I probably have pretty much the same (negative) view of Trump as does Tyler Cowen. But I’m not particularly surprised by the stock market evidence that Tyler presents, suggesting that the election of Trump would not have much impact on the market. Tyler points out that in past elections the markets respond to a GOP victory by rising 2% or 3%, but this time there seems to be no effect. So Trump is less positive for the market than usual, but not a negative.
[Update: Randomize left the following comment:
Although it’s dangerous to argue from a price change, Dow futures did rise 1% during the debate. Given the way Trump performed, it may be reasonable to say that the market prefers Hillary.
Perhaps a bit less than 1%, but that’s still important, as the odds of Trump winning fell by only 5% during the debate. We may need to get closer to the election to get an accurate take on the market reaction.]
Here’s my take on it:
1. The usual 2% to 3% bump mostly reflects expected tax changes, with regulation also playing a modest role. I think markets are factoring in the same sort of plus for Trump as they always do for a GOP candidate. Trump is likely to cut corporate taxes, and reduce some regulations.
2. Hillary is not worse than average, considered as an individual, but leads a party that has swung very sharply to the left. So she would govern very differently than Bill Clinton. For that reason, I think if Rubio or Bush were running against Hillary a GOP victory would be worth more like 4% to 5% this year. This is also because the GOP is likely to retain control of Congress if they win the Presidential election.

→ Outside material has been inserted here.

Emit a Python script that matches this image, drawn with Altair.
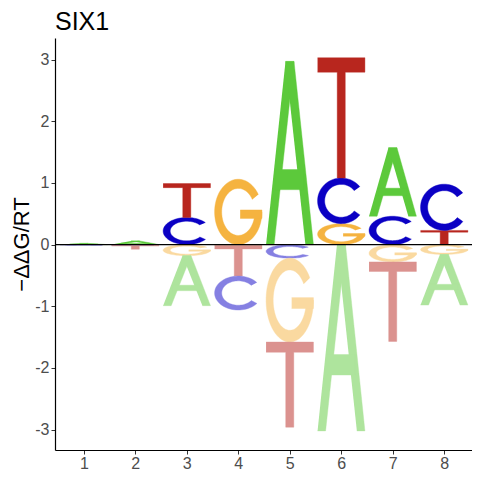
import altair as alt
import numpy as np
import pandas as pd

# ---- data ----
positions = [1, 2, 3, 4, 5, 6, 7, 8]
val_A = [0.02, 0.06, -0.81, -0.01, 2.97, -3.02, 1.11, -0.82]
val_C = [-0.01, -0.015, 0.44, -0.55, -0.22, 0.74, 0.46, 0.75]
val_G = [0.0, 0.0, -0.18, 1.06, -1.36, 0.34, -0.28, -0.16]
val_T = [0.0, -0.06, 0.55, -0.50, -1.38, 1.95, -1.29, 0.23]
y_ticks = [-3, -2, -1, 0, 1, 2, 3]

colors_pos = {"A": "#5CC93B", "C": "#0B00C4", "G": "#F5B340", "T": "#B8261E"}
colors_neg = {"A": "#AEE49D", "C": "#8580E2", "G": "#FAD9A0", "T": "#DB928F"}

# ---- glyph templates in a unit box (shape definitions, not data) ----
def ring(a0, a1, n=60, tx=0.15, ty=0.14):
    t = np.radians(np.linspace(a0, a1, n))
    outer = [(0.5 + 0.5 * np.cos(a), 0.5 + 0.5 * np.sin(a)) for a in t]
    inner = [(0.5 + (0.5 - tx) * np.cos(a), 0.5 + (0.5 - ty) * np.sin(a)) for a in t[::-1]]
    return outer + inner

glyphs = {
    "T": [[(0, 1), (1, 1), (1, 0.88), (0.585, 0.88), (0.585, 0), (0.415, 0), (0.415, 0.88), (0, 0.88)]],
    "A": [
        [(0, 0), (0.17, 0), (0.59, 1), (0.41, 1)],
        [(0.83, 0), (1, 0), (0.59, 1), (0.41, 1)],
        [(0.2, 0.30), (0.8, 0.30), (0.8, 0.41), (0.2, 0.41)],
    ],
    "C": [ring(38, 322)],
    "G": [ring(32, 360), [(0.54, 0.40), (1.0, 0.40), (1.0, 0.53), (0.54, 0.53)]],
}

letters = {"A": val_A, "C": val_C, "G": val_G, "T": val_T}
half_w = 0.46
rows = []
pid = 0
for k, p in enumerate(positions):
    vals = [(L, letters[L][k]) for L in "ACGT"]
    pos = sorted([v for v in vals if v[1] > 0], key=lambda v: v[1])
    neg = sorted([v for v in vals if v[1] < 0], key=lambda v: -v[1])
    stacks = []
    base = 0.0
    for L, v in pos:
        stacks.append((L, base, base + v, colors_pos[L]))
        base += v
    base = 0.0
    for L, v in neg:
        stacks.append((L, base + v, base, colors_neg[L]))
        base += v
    for L, y0, y1, col in stacks:
        for poly in glyphs[L]:
            for i, (u, w) in enumerate(poly):
                rows.append({"x": p - half_w + u * 2 * half_w,
                             "y": y0 + w * (y1 - y0),
                             "pid": pid, "i": i, "col": col})
            pid += 1

df = pd.DataFrame(rows)

xscale = alt.Scale(domain=[0.44, 8.54], nice=False, zero=False)
yscale = alt.Scale(domain=[-3.33, 3.35], nice=False, zero=False)

logo = alt.Chart(df).mark_line(filled=True, strokeWidth=0.4).encode(
    x=alt.X("x:Q", scale=xscale,
            axis=alt.Axis(values=positions, title=None, grid=False, labelFontSize=16,
                          labelColor="#4D4D4D", tickColor="#333333", domainColor="black",
                          domainWidth=1.2, tickSize=4, labelPadding=1,
                          labelFont="Liberation Sans")),
    y=alt.Y("y:Q", scale=yscale,
            axis=alt.Axis(values=y_ticks, title="−ΔΔG/RT", grid=False, labelFontSize=16,
                          labelColor="#4D4D4D", tickColor="#333333", domainColor="black",
                          domainWidth=1.2, tickSize=4, labelPadding=2,
                          labelExpr="toString(datum.value)",
                          titleFontSize=22, titleFontWeight="normal", titleColor="black",
                          titlePadding=1, titleFont="Liberation Sans",
                          labelFont="Liberation Sans")),
    order=alt.Order("i:Q"),
    detail="pid:N",
    fill=alt.Fill("col:N", scale=None),
    stroke=alt.Stroke("col:N", scale=None),
)

zero = alt.Chart(pd.DataFrame({"z": [0]})).mark_rule(color="black", strokeWidth=1.2).encode(
    y=alt.Y("z:Q", scale=yscale)
)

chart = alt.layer(logo, zero).properties(
    width=417, height=412,
    autosize=alt.AutoSizeParams(type="none"),
    padding={"left": 47, "top": 30, "right": 0, "bottom": 22},
    title=alt.TitleParams("SIX1", anchor="start", fontSize=25, fontWeight="normal",
                          font="Liberation Sans", color="black", offset=3, frame="group"),
).configure_view(stroke=None)

chart.save("out.html", embed_options={"renderer": "svg", "actions": False})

3. Offsetting that 4% or 5%, Trump’s views on trade are a big negative. His views on government spending are about equally reckless as Hillary’s. His views on immigration are only a mild negative, as the markets don’t expect him to expel the illegals. His racism is obnoxious, but not something the stock market cares about. If he increases the risk of nuclear war from 0.2% to 0.3% (due to his immature and reckless personality), I’d consider that a huge negative, but the market would not care at all.
4. People tend to greatly exaggerate the impact of a president. Virtually all countries moved in a neoliberal direction after 1980, not just Reagan’s America and Thatcher’s Britain. Almost all countries got inflation under control in the 1980s and 1990s, not just Volcker and Greenspan. Individuals are not as important as you think. People who talk of moving to other countries are just silly.
To conclude, the market thinks Trump would give them a better tax system, as with any other GOP candidate. The reason he would not provide the normal 2% to 3% GOP bump is that some of his other views are worse (for the stock market) than average for a GOP candidate. As I keep saying:
“There’s a great deal of ruin in a nation”
(A concept that also applies to Brexit.)
PS. Evidence as to how markets actually performed during GOP administrations (poorly) is of course irrelevant, for standard EMH reasons.
PPS. Tyler has a post on VATs and trade, which makes things way too complicated. The question is whether a VAT favors exports and discourages imports relative to an ordinary domestic consumption tax. Navarro and Trump say (or imply) it does, which is an EC101 level error (contrary to Tyler’s claim). Yes, it may boost exports relative to Mexico imposing an income tax, just as it boosts exports relative to Mexico dropping a nuclear bomb on Monterrey. Bottom line, a VAT is trade neutral.